The memories of people in Miyakojima thus appeared in a monument for "comfort women" on September 7, 2008. The big black rock was named "the Monument of Arirang" and in the place where once the tall tree was, a small flamboyant named "Tree of Hope" was planted, and behind it, three stone monuments bear the inscription "To the women" in twelve languages of the women who came from places like, Australia, China, Taiwan, Guam, Indonesia, Malaysia, Japan, Korea, Myanmar, Holland, Thailand, the Philippines, Timor-Leste, and Vietnam. The women had spoken out their own experiences as "comfort women" during the Asia-Pacific War.
In some hot summer, "Tree of Hope" shall shade the monument of Arirang. And one day, some traveler shall sit down under the tree and see "the Rock of the Memory" which shows inscription written in unfamiliar Asian languages, and then read a passage as following.

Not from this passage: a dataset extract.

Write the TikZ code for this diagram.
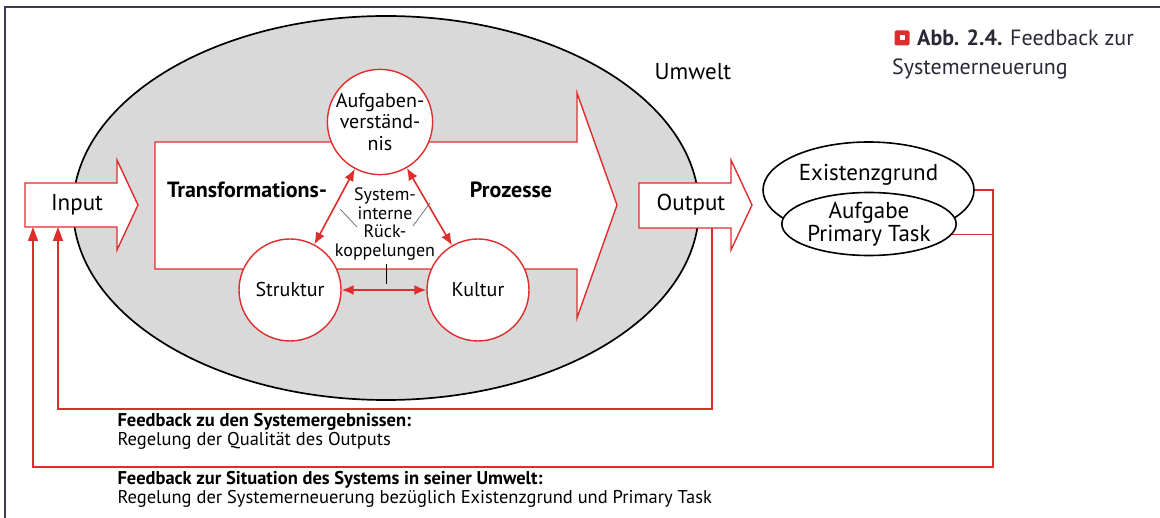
\documentclass[tikz,border=0pt]{standalone}
\usepackage{fontspec}
\setmainfont{PT Sans}
\usetikzlibrary{arrows.meta,shapes.geometric}

\definecolor{fbred}{RGB}{222,45,45}
\definecolor{sysgray}{RGB}{217,217,217}
\definecolor{framecol}{RGB}{60,60,80}
\definecolor{captioncol}{RGB}{40,40,55}

\tikzset{
  redline/.style={draw=fbred, line width=1.4pt},
  flowarrow/.style={redline, fill=white, line join=miter},
  subsys/.style={circle, draw=fbred, line width=1.4pt, fill=white,
    minimum size=102pt, inner sep=0pt, align=center,
    font=\fontsize{20}{21.5}\selectfont},
  mutual/.style={draw=fbred, line width=1.6pt,
    {Latex[length=12pt,width=10pt]}-{Latex[length=12pt,width=10pt]}},
  feedback/.style={redline, -{Triangle[length=14pt,width=10pt]}},
  pointer/.style={draw=black!60, line width=0.7pt},
  blackoval/.style={ellipse, draw=black, line width=1.6pt, fill=white, inner sep=0pt},
  flowlabel/.style={font=\fontsize{23}{24}\selectfont},
  boldlabel/.style={font=\fontsize{22}{24}\selectfont\bfseries},
  fbtext/.style={anchor=west, align=left, font=\fontsize{18.5}{19}\selectfont},
}

\begin{document}
\begin{tikzpicture}[x=1pt, y=-1pt]
\useasboundingbox (0,0) rectangle (1160,518);

% frame edges
\draw[framecol, line width=1.6pt] (5,518) -- (5,7) -- (1160,7);

% the system within its environment
\node[ellipse, draw=black, line width=1.7pt, fill=sysgray,
      minimum width=626pt, minimum height=384pt, inner sep=0pt] (system) at (386,208) {};

% input arrow
\draw[flowarrow] (25,183) -- (117,183) -- (117,160) -- (138,205) -- (117,250)
  -- (117,227) -- (25,227) -- cycle;
\node[flowlabel] (input) at (77,205) {Input};
\coordinate (inA) at (58,227);
\coordinate (inB) at (33,227);

% transformation arrow
\draw[flowarrow] (155,142) -- (577,142) -- (577,93) -- (617,205) -- (577,318)
  -- (577,269) -- (155,269) -- cycle;
\node[boldlabel] (trans) at (247,190) {Transformations-};
\node[boldlabel] (proz) at (511,190) {Prozesse};

% output arrow
\draw[flowarrow] (639,183) -- (731,183) -- (731,160) -- (752,205) -- (731,250)
  -- (731,228) -- (639,228) -- cycle;
\node[flowlabel] (output) at (691,205) {Output};
\coordinate (outfoot) at (712,228);

\node[flowlabel] (umwelt) at (693,72) {Umwelt};

% subsystems
\node[subsys, minimum size=100pt] (auf) at (380,122) {Aufgaben-\\verständ-\\nis};
\node[subsys] (struk) at (290,290) {Struktur};
\node[subsys] (kult) at (478,290) {Kultur};

\draw[mutual] (auf) -- (struk);
\draw[mutual] (auf) -- (kult);
\draw[mutual] (struk) -- (kult);

\node[align=center, font=\fontsize{18}{18.5}\selectfont] (intern) at (385,224)
  {System-\\interne\\Rück-\\koppelungen};
\coordinate (pl1) at (340,209); \coordinate (pl2) at (357,227);
\coordinate (pr1) at (430,203); \coordinate (pr2) at (413,226);
\coordinate (pv1) at (386,264); \coordinate (pv2) at (386,284);
\draw[pointer] (pl1) -- (pl2);
\draw[pointer] (pr1) -- (pr2);
\draw[pointer, draw=black] (pv1) -- (pv2);

% reason for existence and primary task
\node[blackoval, minimum width=211pt, minimum height=96pt] (exist) at (868.5,190) {};
\node[flowlabel, anchor=base] (existtext) at (868.5,181) {Existenzgrund};
\node[blackoval, minimum width=156pt, minimum height=63pt, align=center,
      font=\fontsize{23}{23}\selectfont] (task) at (869,224) {Aufgabe\\Primary Task};

% feedback loops
\coordinate (fbA) at (58,409);
\draw[feedback] (outfoot) |- (fbA) -- (inA);
\coordinate (fbB) at (993,467);
\coordinate (fbC) at (33,467);
\draw[feedback] (exist.east) -| (fbB) -- (fbC) -- (inB);
\draw[redline, draw=fbred] (task.-7) -- (task.-7 -| fbB);

\node[fbtext] (fb1) at (114,431.5)
  {{\bfseries Feedback zu den Systemergebnissen:}\\Regelung der Qualität des Outputs};
\node[fbtext] (fb2) at (114,489.5)
  {{\bfseries Feedback zur Situation des Systems in seiner Umwelt:}\\Regelung der Systemerneuerung bezüglich Existenzgrund und Primary Task};

% caption
\node[fill=fbred, rounded corners=2pt, minimum size=15pt, inner sep=0pt] (capicon) at (902,38) {};
\node[fill=white, minimum size=5pt, inner sep=0pt] (capdot) at (capicon) {};
\node[anchor=base west, text=captioncol, font=\fontsize{22}{24}\selectfont, inner sep=0pt]
  (cap1) at (917,46) {\textbf{Abb. 2.4.}\hspace{0.35em}Feedback zur};
\node[anchor=base west, text=captioncol, font=\fontsize{22}{24}\selectfont, inner sep=0pt]
  (cap2) at (892,75) {Systemerneuerung};
\end{tikzpicture}
\end{document}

"We remember the agony of the individual woman who was subjected to sexual violence by the Japanese military, lament the victims of wartime sexual violence throughout the entire world, and pray for the peaceful world without any more war."
Then, what would the traveler come to think of? Could s/he be possibly wrapped with the warmth of people who tried to celebrate the hearts after having been familiarized the moving reminiscence attached to the place, filled with lived experiences of people who were born in Okinawa, where once became battlefield, and live with the US military, and the memories of women who used to sit down here? I do not know. But, the sea I am watching from here looks like human face somehow. The monument stands in the battlefield. It is the place where humans lose humanity. It insists that people who shared same space by accident had thought through "how to be humans".